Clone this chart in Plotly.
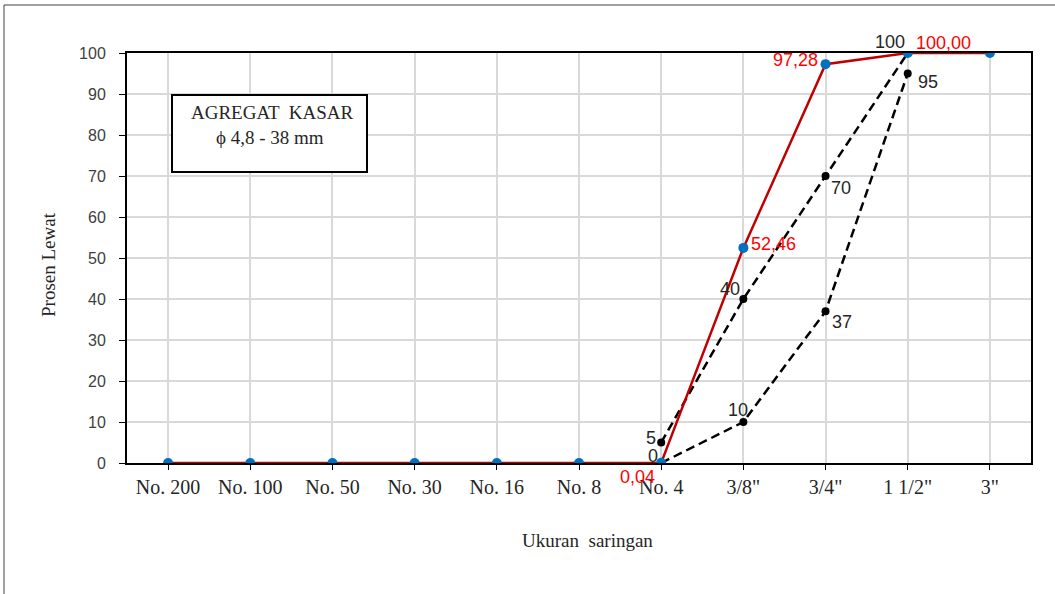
import plotly.graph_objects as go

categories = ["No. 200", "No. 100", "No. 50", "No. 30", "No. 16", "No. 8",
              "No. 4", "3/8\"", "3/4\"", "1 1/2\"", "3\""]
passing = [0, 0, 0, 0, 0, 0, 0.04, 52.46, 97.28, 100.00, 100.00]
upper_idx = [6, 7, 8, 9]
upper_vals = [5, 40, 70, 100]
lower_idx = [6, 7, 8, 9]
lower_vals = [0, 10, 37, 95]

fig = go.Figure()
fig.add_trace(go.Scatter(x=[categories[i] for i in upper_idx], y=upper_vals, mode="lines+markers",
                         line=dict(color="black", width=2.5, dash="9px,5px"),
                         marker=dict(color="black", size=8), showlegend=False))
fig.add_trace(go.Scatter(x=[categories[i] for i in lower_idx], y=lower_vals, mode="lines+markers",
                         line=dict(color="black", width=2.5, dash="9px,5px"),
                         marker=dict(color="black", size=8), showlegend=False))
fig.add_trace(go.Scatter(x=categories, y=passing, mode="lines+markers",
                         line=dict(color="#C00000", width=2.5),
                         marker=dict(color="#0070C0", size=10), showlegend=False))

ann = []
sans = "Liberation Sans, Arial, sans-serif"
serif = "Liberation Serif, Times New Roman, serif"

def fmt(v):
    return f"{v:.2f}".replace(".", ",")

red_specs = {6: ("center", -24, -14), 7: ("left", 6, 4), 8: ("right", -6, 4), 9: ("left", 6, 10)}
for i, (xa, xs, ys) in red_specs.items():
    ann.append(dict(x=categories[i], y=passing[i], text=fmt(passing[i]), showarrow=False,
                    xanchor=xa, yanchor="middle", xshift=xs, yshift=ys,
                    font=dict(family=sans, size=18, color="#FF0000")))

up_specs = [("right", -3, 5), ("right", -1, 10), ("left", 3, -12), ("right", -1, 11)]
for i, v, (xa, xs, ys) in zip(upper_idx, upper_vals, up_specs):
    ann.append(dict(x=categories[i], y=v, text=str(v), showarrow=False,
                    xanchor=xa, yanchor="middle", xshift=xs, yshift=ys,
                    font=dict(family=sans, size=18, color="#262626")))

lo_specs = [("right", -1, 7), ("center", -5, 12), ("left", 4, -11), ("left", 8, -8)]
for i, v, (xa, xs, ys) in zip(lower_idx, lower_vals, lo_specs):
    ann.append(dict(x=categories[i], y=v, text=str(v), showarrow=False,
                    xanchor=xa, yanchor="middle", xshift=xs, yshift=ys,
                    font=dict(family=sans, size=18, color="#262626")))

ann.append(dict(x=(48 - 127) / 904, y=(463 - 265) / 410, xref="paper", yref="paper",
                xanchor="center", yanchor="middle",
                text="Prosen Lewat", textangle=-90, showarrow=False,
                font=dict(family=serif, size=19, color="#262626")))
ann.append(dict(x=(587 - 127) / 904, y=(463 - 540) / 410, xref="paper", yref="paper",
                xanchor="center", yanchor="middle",
                text="Ukuran  saringan", showarrow=False,
                font=dict(family=serif, size=19, color="#262626")))

ann.append(dict(x=(272 - 127) / 904, y=(463 - 112) / 410, xref="paper", yref="paper",
                xanchor="center", yanchor="middle",
                text="AGREGAT  KASAR", showarrow=False,
                font=dict(family=serif, size=19, color="#262626")))
ann.append(dict(x=(270 - 127) / 904, y=(463 - 137) / 410, xref="paper", yref="paper",
                xanchor="center", yanchor="middle",
                text="ϕ 4,8 - 38 mm", showarrow=False,
                font=dict(family=serif, size=19, color="#262626")))

shapes = [
    dict(type="rect", xref="paper", yref="paper",
         x0=(172 - 127) / 904, x1=(367 - 127) / 904,
         y0=(463 - 172) / 410, y1=(463 - 95) / 410,
         line=dict(color="black", width=2), fillcolor="white", layer="above"),
    dict(type="line", xref="paper", yref="paper",
         x0=(4 - 127) / 904, x1=(4 - 127) / 904, y0=(463 - 594) / 410, y1=(463 - 5) / 410,
         line=dict(color="#404040", width=1)),
    dict(type="line", xref="paper", yref="paper",
         x0=(4 - 127) / 904, x1=(1055 - 127) / 904, y0=(463 - 5) / 410, y1=(463 - 5) / 410,
         line=dict(color="#404040", width=1)),
]

fig.update_layout(
    width=1055, height=594,
    margin=dict(l=127, r=24, t=53, b=131),
    paper_bgcolor="white", plot_bgcolor="white",
    annotations=ann, shapes=shapes,
    xaxis=dict(type="category", categoryorder="array", categoryarray=categories,
               range=[-0.5, 10.5], showgrid=True, gridcolor="#D9D9D9", gridwidth=1.5,
               minor=dict(showgrid=True, gridcolor="#D9D9D9", gridwidth=1.5),
               showline=True, linecolor="black", linewidth=2, mirror=True,
               ticks="outside", ticklen=5, tickcolor="black",
               tickfont=dict(family=serif, size=20, color="#262626"), zeroline=False),
    yaxis=dict(range=[0, 100], dtick=10, showgrid=True, gridcolor="#D9D9D9", gridwidth=1.5,
               showline=True, linecolor="black", linewidth=2, mirror=True,
               ticks="outside", ticklen=6, tickcolor="black", ticklabelstandoff=10,
               tickfont=dict(family=sans, size=16, color="#404040"), zeroline=False),
)

fig.write_html("out.html", post_script="document.body.style.margin='0';",
               config={"displayModeBar": False})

SET TASK
Repeat the listing above from its first line through the line that contains "lower_vals = [0, 10, 37, 95]", both included, and nothing more. Drop the pictures.

WRITTEN ANSWER
Clone this chart in Plotly.
import plotly.graph_objects as go

categories = ["No. 200", "No. 100", "No. 50", "No. 30", "No. 16", "No. 8",
              "No. 4", "3/8\"", "3/4\"", "1 1/2\"", "3\""]
passing = [0, 0, 0, 0, 0, 0, 0.04, 52.46, 97.28, 100.00, 100.00]
upper_idx = [6, 7, 8, 9]
upper_vals = [5, 40, 70, 100]
lower_idx = [6, 7, 8, 9]
lower_vals = [0, 10, 37, 95]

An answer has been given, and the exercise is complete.